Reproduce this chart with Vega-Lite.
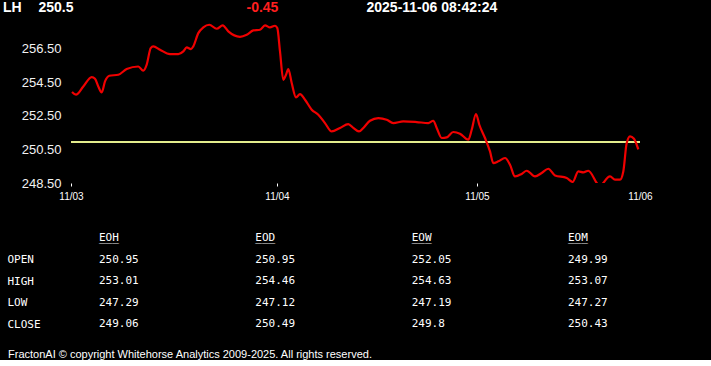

—————

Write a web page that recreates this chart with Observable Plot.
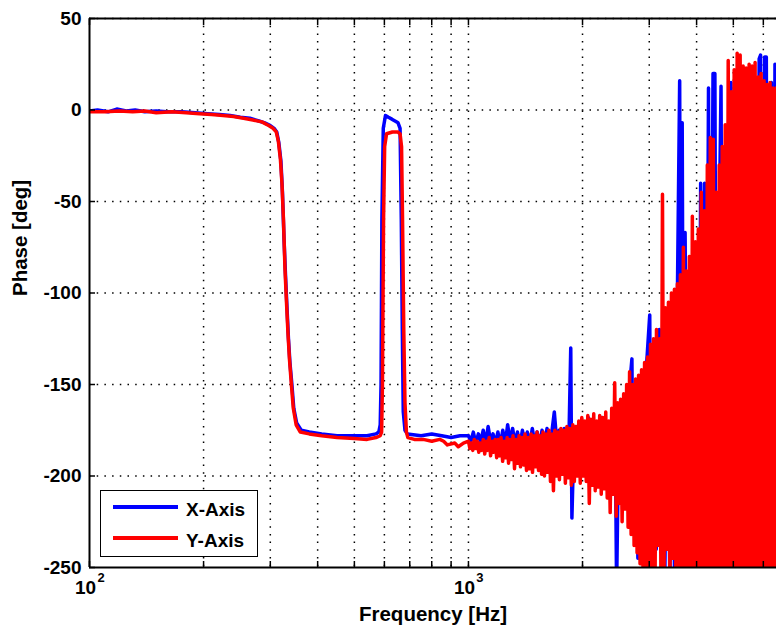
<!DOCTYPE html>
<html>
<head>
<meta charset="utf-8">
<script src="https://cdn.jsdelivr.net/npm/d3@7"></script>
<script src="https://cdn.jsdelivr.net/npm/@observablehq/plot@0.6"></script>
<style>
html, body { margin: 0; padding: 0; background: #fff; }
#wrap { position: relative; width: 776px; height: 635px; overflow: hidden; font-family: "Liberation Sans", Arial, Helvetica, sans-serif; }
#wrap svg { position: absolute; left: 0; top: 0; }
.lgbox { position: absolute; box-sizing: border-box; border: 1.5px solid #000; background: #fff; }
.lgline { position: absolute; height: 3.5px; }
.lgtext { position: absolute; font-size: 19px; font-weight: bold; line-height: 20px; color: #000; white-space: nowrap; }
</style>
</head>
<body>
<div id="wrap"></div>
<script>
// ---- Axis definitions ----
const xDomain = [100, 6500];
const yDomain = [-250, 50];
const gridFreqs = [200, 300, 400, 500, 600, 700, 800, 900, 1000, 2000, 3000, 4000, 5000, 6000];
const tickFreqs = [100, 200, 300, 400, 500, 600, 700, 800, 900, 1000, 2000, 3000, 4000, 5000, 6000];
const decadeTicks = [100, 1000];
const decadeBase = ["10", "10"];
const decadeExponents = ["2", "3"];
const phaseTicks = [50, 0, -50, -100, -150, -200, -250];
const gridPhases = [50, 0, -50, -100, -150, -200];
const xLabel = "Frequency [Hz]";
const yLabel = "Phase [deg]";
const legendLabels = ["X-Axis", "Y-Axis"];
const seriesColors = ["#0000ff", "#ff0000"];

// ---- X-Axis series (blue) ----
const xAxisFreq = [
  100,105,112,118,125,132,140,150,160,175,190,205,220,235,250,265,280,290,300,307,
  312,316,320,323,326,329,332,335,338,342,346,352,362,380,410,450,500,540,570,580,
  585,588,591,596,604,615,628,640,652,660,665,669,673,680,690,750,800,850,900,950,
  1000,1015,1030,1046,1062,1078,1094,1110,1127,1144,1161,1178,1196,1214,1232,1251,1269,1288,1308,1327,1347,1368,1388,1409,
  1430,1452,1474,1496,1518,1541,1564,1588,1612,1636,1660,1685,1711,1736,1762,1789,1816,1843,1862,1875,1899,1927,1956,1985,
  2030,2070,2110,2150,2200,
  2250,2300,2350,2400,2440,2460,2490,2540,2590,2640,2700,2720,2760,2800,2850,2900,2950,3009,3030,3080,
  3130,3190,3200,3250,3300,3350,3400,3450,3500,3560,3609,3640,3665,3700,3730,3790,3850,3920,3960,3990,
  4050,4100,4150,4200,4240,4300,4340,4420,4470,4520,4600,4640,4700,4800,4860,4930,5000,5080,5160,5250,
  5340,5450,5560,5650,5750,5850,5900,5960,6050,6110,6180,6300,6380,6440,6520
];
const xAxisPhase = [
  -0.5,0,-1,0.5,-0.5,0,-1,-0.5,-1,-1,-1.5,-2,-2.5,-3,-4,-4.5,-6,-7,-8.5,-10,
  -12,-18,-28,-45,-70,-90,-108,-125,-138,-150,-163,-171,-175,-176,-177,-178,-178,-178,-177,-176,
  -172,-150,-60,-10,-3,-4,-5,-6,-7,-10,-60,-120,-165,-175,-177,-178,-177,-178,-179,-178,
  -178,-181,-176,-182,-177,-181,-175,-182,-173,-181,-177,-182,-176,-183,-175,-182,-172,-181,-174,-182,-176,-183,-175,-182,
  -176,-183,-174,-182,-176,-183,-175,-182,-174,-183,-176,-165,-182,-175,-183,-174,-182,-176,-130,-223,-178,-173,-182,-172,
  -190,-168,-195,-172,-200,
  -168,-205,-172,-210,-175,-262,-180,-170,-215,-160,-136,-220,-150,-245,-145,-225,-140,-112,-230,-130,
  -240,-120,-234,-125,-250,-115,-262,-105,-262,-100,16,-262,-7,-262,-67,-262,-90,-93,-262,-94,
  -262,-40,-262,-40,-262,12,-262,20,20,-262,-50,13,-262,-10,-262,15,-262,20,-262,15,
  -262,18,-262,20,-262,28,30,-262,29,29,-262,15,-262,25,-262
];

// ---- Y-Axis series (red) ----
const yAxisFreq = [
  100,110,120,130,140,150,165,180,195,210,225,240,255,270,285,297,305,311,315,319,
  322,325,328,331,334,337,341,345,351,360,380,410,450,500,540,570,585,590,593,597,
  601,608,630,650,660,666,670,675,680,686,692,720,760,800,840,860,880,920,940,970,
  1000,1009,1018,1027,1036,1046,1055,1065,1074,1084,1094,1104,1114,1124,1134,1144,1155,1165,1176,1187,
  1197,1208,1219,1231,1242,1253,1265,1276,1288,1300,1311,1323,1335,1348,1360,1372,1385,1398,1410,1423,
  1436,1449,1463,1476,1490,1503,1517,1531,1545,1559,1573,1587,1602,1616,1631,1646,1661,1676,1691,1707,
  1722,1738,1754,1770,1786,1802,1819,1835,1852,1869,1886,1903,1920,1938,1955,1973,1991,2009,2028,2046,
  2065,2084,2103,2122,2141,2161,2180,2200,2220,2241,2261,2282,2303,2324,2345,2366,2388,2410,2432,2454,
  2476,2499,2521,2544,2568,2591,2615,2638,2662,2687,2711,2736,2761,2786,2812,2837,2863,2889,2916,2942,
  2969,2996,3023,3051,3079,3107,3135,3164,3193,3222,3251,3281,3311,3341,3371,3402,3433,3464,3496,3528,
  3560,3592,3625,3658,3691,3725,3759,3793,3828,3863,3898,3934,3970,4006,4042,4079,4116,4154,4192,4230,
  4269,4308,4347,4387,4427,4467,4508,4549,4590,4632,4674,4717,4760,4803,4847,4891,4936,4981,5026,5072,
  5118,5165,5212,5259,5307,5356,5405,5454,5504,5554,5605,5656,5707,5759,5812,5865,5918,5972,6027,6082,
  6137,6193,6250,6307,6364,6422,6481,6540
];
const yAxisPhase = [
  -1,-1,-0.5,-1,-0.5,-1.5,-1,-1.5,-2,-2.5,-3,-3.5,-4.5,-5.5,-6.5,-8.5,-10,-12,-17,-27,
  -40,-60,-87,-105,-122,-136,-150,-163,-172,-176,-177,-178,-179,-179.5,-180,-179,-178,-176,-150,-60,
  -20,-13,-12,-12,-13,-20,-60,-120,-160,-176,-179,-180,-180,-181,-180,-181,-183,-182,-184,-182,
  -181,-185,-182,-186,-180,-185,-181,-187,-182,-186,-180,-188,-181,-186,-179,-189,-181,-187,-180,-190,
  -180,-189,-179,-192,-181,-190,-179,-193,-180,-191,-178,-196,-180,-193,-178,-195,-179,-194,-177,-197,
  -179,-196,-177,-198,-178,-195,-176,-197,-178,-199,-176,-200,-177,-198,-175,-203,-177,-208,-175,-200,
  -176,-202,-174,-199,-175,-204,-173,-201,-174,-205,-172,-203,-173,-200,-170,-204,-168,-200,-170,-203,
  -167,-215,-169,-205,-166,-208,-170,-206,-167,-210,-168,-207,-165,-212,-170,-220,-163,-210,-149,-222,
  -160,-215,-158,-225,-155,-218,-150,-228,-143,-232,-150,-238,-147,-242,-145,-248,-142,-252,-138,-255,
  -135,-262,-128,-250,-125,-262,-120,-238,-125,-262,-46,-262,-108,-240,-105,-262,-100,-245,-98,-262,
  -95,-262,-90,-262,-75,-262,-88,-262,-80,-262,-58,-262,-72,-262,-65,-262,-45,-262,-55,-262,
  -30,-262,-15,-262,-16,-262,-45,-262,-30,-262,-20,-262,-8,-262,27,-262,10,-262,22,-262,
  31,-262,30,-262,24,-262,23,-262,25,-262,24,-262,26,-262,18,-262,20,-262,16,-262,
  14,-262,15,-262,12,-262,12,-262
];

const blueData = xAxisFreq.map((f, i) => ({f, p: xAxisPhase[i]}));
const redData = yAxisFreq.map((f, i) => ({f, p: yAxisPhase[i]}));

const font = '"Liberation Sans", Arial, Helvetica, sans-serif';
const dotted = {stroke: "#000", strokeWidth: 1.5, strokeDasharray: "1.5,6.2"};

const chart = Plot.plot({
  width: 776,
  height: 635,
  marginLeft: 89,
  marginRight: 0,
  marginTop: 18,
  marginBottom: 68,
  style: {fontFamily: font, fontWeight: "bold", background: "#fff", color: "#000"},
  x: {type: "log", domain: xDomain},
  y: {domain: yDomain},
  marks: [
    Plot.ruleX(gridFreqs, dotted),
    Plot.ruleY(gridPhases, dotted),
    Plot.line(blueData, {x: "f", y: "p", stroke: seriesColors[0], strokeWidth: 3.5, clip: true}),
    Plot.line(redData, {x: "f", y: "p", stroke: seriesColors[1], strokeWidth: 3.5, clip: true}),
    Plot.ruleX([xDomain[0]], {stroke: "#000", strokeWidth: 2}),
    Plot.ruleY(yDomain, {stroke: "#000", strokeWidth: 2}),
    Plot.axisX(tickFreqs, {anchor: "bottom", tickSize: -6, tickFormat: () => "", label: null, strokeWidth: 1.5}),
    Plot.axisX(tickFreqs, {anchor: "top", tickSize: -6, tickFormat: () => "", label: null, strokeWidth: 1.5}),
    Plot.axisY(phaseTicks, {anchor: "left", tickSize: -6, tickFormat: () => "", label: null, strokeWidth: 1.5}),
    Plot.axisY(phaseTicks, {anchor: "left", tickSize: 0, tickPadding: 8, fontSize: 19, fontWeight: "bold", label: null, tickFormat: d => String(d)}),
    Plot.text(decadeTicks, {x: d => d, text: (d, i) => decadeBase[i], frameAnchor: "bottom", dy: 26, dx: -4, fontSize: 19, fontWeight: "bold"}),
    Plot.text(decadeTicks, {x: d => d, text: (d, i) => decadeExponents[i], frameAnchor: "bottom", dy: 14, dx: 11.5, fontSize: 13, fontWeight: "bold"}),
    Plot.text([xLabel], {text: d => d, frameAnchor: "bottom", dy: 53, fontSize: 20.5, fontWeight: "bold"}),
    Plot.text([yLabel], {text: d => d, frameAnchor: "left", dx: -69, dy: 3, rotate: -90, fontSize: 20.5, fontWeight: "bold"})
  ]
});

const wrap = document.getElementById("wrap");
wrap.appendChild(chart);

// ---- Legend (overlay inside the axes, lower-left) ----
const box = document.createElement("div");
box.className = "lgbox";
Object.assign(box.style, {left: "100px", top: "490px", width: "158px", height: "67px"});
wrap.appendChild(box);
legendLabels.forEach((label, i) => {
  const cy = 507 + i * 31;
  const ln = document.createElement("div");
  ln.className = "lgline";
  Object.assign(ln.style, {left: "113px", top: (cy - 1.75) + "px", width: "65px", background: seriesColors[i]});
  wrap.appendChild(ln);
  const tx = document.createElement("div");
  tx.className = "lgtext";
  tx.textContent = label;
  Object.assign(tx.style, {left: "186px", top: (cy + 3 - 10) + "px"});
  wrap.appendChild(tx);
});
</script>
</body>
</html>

—————

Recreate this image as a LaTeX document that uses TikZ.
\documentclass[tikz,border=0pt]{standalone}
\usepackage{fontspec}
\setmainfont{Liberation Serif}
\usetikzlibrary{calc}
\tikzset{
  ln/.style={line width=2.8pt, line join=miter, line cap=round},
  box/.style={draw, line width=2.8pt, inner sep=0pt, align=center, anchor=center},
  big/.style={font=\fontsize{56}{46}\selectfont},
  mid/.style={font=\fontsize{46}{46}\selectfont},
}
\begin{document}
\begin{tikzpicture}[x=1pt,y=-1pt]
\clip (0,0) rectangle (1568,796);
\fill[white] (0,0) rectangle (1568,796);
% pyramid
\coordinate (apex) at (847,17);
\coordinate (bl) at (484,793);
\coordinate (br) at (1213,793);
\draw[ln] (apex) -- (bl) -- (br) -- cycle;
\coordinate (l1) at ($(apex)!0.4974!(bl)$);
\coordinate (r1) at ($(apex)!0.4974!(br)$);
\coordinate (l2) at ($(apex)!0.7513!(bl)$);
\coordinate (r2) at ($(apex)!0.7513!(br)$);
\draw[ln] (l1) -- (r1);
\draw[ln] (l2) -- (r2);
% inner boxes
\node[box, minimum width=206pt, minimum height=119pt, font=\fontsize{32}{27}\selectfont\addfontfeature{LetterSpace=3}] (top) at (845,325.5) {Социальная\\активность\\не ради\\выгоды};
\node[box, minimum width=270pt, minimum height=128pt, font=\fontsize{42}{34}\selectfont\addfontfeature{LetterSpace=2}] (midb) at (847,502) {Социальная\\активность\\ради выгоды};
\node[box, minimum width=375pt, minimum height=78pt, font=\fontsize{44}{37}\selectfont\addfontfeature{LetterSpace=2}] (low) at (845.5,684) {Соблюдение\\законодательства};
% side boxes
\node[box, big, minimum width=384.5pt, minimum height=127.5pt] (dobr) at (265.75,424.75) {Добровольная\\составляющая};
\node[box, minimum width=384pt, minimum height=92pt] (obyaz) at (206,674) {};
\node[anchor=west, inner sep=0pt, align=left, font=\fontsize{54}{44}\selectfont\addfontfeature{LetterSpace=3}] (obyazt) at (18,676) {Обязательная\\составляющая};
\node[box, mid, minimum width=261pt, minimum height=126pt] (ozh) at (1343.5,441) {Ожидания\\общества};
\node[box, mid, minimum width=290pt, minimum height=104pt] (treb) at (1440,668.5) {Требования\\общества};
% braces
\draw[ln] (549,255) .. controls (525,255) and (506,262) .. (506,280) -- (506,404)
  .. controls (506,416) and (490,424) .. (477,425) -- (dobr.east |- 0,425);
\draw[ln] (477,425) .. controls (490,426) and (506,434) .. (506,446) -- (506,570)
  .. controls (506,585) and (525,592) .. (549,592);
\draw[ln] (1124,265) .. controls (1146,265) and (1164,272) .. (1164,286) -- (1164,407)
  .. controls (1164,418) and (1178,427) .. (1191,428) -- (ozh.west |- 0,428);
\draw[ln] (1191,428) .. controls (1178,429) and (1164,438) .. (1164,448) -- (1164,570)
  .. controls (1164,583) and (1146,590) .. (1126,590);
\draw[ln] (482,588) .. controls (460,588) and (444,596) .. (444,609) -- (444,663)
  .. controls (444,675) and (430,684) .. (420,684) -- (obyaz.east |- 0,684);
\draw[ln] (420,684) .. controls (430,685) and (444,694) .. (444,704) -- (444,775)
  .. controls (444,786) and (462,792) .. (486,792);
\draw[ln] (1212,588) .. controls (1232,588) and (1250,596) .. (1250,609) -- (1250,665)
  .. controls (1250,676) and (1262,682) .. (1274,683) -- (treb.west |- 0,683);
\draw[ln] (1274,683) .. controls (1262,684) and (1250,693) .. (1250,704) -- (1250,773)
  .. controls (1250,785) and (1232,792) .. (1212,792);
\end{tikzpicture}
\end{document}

—————

» WORK TO BE COMPLETED: Find all the lines containing "with" in the material, then copy them.

» RESULT BELOW:
Reproduce this chart with Vega-Lite.
Write a web page that recreates this chart with Observable Plot.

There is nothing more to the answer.